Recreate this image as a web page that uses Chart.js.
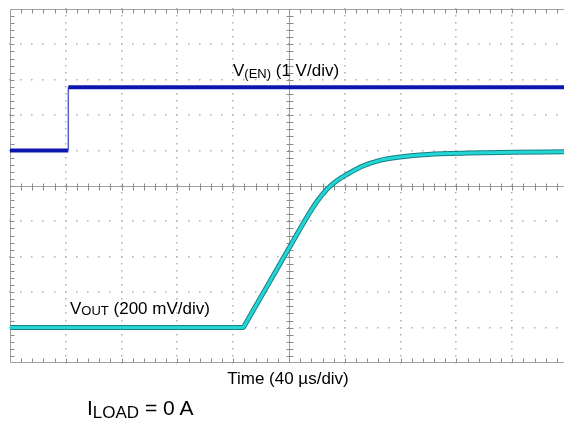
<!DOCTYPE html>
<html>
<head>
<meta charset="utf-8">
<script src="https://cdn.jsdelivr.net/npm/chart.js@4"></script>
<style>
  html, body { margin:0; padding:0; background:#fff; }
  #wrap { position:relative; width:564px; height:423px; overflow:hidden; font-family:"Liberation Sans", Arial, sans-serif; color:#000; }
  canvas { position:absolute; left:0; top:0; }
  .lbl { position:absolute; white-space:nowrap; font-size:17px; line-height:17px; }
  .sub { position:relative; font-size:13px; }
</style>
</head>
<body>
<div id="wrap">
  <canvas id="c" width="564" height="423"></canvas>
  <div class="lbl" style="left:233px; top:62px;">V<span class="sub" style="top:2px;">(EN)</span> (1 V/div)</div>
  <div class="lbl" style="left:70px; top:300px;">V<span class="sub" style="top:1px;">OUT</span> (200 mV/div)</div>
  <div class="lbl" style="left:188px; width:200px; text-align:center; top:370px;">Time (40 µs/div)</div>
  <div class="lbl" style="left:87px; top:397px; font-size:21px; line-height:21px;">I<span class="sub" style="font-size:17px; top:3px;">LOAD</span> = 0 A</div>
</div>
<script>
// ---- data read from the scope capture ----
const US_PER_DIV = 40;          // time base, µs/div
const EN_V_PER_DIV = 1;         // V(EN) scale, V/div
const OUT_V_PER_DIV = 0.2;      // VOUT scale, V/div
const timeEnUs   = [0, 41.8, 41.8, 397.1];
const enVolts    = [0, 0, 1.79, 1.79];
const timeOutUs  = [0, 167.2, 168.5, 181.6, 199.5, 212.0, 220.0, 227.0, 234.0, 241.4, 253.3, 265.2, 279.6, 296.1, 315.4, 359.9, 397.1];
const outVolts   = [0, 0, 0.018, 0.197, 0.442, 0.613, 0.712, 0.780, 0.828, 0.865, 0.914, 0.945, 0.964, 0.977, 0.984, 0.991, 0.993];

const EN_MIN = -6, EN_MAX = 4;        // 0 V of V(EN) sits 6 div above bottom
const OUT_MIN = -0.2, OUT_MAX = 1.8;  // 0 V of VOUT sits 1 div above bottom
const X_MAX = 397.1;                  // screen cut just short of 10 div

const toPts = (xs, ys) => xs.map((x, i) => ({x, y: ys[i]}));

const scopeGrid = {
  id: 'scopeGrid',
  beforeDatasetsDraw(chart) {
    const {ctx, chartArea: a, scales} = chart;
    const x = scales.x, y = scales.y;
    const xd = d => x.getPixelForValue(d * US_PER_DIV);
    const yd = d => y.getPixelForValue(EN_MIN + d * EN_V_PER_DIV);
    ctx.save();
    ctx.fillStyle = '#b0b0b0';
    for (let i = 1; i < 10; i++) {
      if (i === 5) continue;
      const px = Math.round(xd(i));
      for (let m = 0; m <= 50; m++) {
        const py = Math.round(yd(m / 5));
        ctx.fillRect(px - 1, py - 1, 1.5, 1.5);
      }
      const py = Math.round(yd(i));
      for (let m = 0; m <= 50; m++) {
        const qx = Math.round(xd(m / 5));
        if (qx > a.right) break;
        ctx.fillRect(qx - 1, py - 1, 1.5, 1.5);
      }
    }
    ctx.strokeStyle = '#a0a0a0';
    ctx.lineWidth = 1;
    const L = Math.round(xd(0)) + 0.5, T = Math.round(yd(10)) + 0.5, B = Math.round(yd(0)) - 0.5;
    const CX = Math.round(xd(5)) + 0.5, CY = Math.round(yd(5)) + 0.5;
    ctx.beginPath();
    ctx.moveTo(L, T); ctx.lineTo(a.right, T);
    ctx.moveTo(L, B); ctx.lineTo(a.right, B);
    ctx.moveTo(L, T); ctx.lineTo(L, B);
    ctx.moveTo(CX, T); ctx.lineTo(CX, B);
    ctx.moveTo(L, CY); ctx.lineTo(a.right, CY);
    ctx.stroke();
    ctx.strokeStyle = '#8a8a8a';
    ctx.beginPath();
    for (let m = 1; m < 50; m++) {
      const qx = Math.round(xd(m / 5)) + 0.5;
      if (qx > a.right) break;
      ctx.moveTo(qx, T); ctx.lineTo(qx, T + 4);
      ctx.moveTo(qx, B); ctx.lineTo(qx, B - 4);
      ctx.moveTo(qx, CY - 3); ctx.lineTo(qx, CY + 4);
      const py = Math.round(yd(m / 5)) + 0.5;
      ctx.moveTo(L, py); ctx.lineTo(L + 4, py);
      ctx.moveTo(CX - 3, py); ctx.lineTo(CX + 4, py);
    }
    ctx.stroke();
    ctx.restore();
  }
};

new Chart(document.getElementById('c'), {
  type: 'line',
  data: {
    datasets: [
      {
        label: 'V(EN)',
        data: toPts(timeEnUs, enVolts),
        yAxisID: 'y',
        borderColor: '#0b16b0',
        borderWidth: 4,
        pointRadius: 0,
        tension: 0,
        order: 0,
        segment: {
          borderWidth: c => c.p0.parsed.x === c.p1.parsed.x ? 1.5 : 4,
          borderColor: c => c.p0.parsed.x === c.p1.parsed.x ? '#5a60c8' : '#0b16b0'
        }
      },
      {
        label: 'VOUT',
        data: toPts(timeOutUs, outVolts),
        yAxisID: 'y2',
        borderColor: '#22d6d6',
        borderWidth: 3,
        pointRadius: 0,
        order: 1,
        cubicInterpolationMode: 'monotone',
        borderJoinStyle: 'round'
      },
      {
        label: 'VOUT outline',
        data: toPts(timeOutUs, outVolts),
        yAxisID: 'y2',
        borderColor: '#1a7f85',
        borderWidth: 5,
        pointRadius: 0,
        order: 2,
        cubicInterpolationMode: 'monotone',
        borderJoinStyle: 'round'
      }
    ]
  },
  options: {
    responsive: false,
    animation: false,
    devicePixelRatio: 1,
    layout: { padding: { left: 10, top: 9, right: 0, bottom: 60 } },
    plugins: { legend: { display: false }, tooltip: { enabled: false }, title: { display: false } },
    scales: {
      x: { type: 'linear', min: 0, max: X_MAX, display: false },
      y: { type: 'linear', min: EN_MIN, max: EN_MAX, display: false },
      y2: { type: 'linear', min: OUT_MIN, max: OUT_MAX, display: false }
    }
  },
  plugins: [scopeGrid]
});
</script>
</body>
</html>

· · · · · · ·

■ **Task to complete**: Return the listing above unchanged, apart from dropping its pictures.

■ **Written solution**:
Recreate this image as a web page that uses Chart.js.
<!DOCTYPE html>
<html>
<head>
<meta charset="utf-8">
<script src="https://cdn.jsdelivr.net/npm/chart.js@4"></script>
<style>
  html, body { margin:0; padding:0; background:#fff; }
  #wrap { position:relative; width:564px; height:423px; overflow:hidden; font-family:"Liberation Sans", Arial, sans-serif; color:#000; }
  canvas { position:absolute; left:0; top:0; }
  .lbl { position:absolute; white-space:nowrap; font-size:17px; line-height:17px; }
  .sub { position:relative; font-size:13px; }
</style>
</head>
<body>
<div id="wrap">
  <canvas id="c" width="564" height="423"></canvas>
  <div class="lbl" style="left:233px; top:62px;">V<span class="sub" style="top:2px;">(EN)</span> (1 V/div)</div>
  <div class="lbl" style="left:70px; top:300px;">V<span class="sub" style="top:1px;">OUT</span> (200 mV/div)</div>
  <div class="lbl" style="left:188px; width:200px; text-align:center; top:370px;">Time (40 µs/div)</div>
  <div class="lbl" style="left:87px; top:397px; font-size:21px; line-height:21px;">I<span class="sub" style="font-size:17px; top:3px;">LOAD</span> = 0 A</div>
</div>
<script>
// ---- data read from the scope capture ----
const US_PER_DIV = 40;          // time base, µs/div
const EN_V_PER_DIV = 1;         // V(EN) scale, V/div
const OUT_V_PER_DIV = 0.2;      // VOUT scale, V/div
const timeEnUs   = [0, 41.8, 41.8, 397.1];
const enVolts    = [0, 0, 1.79, 1.79];
const timeOutUs  = [0, 167.2, 168.5, 181.6, 199.5, 212.0, 220.0, 227.0, 234.0, 241.4, 253.3, 265.2, 279.6, 296.1, 315.4, 359.9, 397.1];
const outVolts   = [0, 0, 0.018, 0.197, 0.442, 0.613, 0.712, 0.780, 0.828, 0.865, 0.914, 0.945, 0.964, 0.977, 0.984, 0.991, 0.993];

const EN_MIN = -6, EN_MAX = 4;        // 0 V of V(EN) sits 6 div above bottom
const OUT_MIN = -0.2, OUT_MAX = 1.8;  // 0 V of VOUT sits 1 div above bottom
const X_MAX = 397.1;                  // screen cut just short of 10 div

const toPts = (xs, ys) => xs.map((x, i) => ({x, y: ys[i]}));

const scopeGrid = {
  id: 'scopeGrid',
  beforeDatasetsDraw(chart) {
    const {ctx, chartArea: a, scales} = chart;
    const x = scales.x, y = scales.y;
    const xd = d => x.getPixelForValue(d * US_PER_DIV);
    const yd = d => y.getPixelForValue(EN_MIN + d * EN_V_PER_DIV);
    ctx.save();
    ctx.fillStyle = '#b0b0b0';
    for (let i = 1; i < 10; i++) {
      if (i === 5) continue;
      const px = Math.round(xd(i));
      for (let m = 0; m <= 50; m++) {
        const py = Math.round(yd(m / 5));
        ctx.fillRect(px - 1, py - 1, 1.5, 1.5);
      }
      const py = Math.round(yd(i));
      for (let m = 0; m <= 50; m++) {
        const qx = Math.round(xd(m / 5));
        if (qx > a.right) break;
        ctx.fillRect(qx - 1, py - 1, 1.5, 1.5);
      }
    }
    ctx.strokeStyle = '#a0a0a0';
    ctx.lineWidth = 1;
    const L = Math.round(xd(0)) + 0.5, T = Math.round(yd(10)) + 0.5, B = Math.round(yd(0)) - 0.5;
    const CX = Math.round(xd(5)) + 0.5, CY = Math.round(yd(5)) + 0.5;
    ctx.beginPath();
    ctx.moveTo(L, T); ctx.lineTo(a.right, T);
    ctx.moveTo(L, B); ctx.lineTo(a.right, B);
    ctx.moveTo(L, T); ctx.lineTo(L, B);
    ctx.moveTo(CX, T); ctx.lineTo(CX, B);
    ctx.moveTo(L, CY); ctx.lineTo(a.right, CY);
    ctx.stroke();
    ctx.strokeStyle = '#8a8a8a';
    ctx.beginPath();
    for (let m = 1; m < 50; m++) {
      const qx = Math.round(xd(m / 5)) + 0.5;
      if (qx > a.right) break;
      ctx.moveTo(qx, T); ctx.lineTo(qx, T + 4);
      ctx.moveTo(qx, B); ctx.lineTo(qx, B - 4);
      ctx.moveTo(qx, CY - 3); ctx.lineTo(qx, CY + 4);
      const py = Math.round(yd(m / 5)) + 0.5;
      ctx.moveTo(L, py); ctx.lineTo(L + 4, py);
      ctx.moveTo(CX - 3, py); ctx.lineTo(CX + 4, py);
    }
    ctx.stroke();
    ctx.restore();
  }
};

new Chart(document.getElementById('c'), {
  type: 'line',
  data: {
    datasets: [
      {
        label: 'V(EN)',
        data: toPts(timeEnUs, enVolts),
        yAxisID: 'y',
        borderColor: '#0b16b0',
        borderWidth: 4,
        pointRadius: 0,
        tension: 0,
        order: 0,
        segment: {
          borderWidth: c => c.p0.parsed.x === c.p1.parsed.x ? 1.5 : 4,
          borderColor: c => c.p0.parsed.x === c.p1.parsed.x ? '#5a60c8' : '#0b16b0'
        }
      },
      {
        label: 'VOUT',
        data: toPts(timeOutUs, outVolts),
        yAxisID: 'y2',
        borderColor: '#22d6d6',
        borderWidth: 3,
        pointRadius: 0,
        order: 1,
        cubicInterpolationMode: 'monotone',
        borderJoinStyle: 'round'
      },
      {
        label: 'VOUT outline',
        data: toPts(timeOutUs, outVolts),
        yAxisID: 'y2',
        borderColor: '#1a7f85',
        borderWidth: 5,
        pointRadius: 0,
        order: 2,
        cubicInterpolationMode: 'monotone',
        borderJoinStyle: 'round'
      }
    ]
  },
  options: {
    responsive: false,
    animation: false,
    devicePixelRatio: 1,
    layout: { padding: { left: 10, top: 9, right: 0, bottom: 60 } },
    plugins: { legend: { display: false }, tooltip: { enabled: false }, title: { display: false } },
    scales: {
      x: { type: 'linear', min: 0, max: X_MAX, display: false },
      y: { type: 'linear', min: EN_MIN, max: EN_MAX, display: false },
      y2: { type: 'linear', min: OUT_MIN, max: OUT_MAX, display: false }
    }
  },
  plugins: [scopeGrid]
});
</script>
</body>
</html>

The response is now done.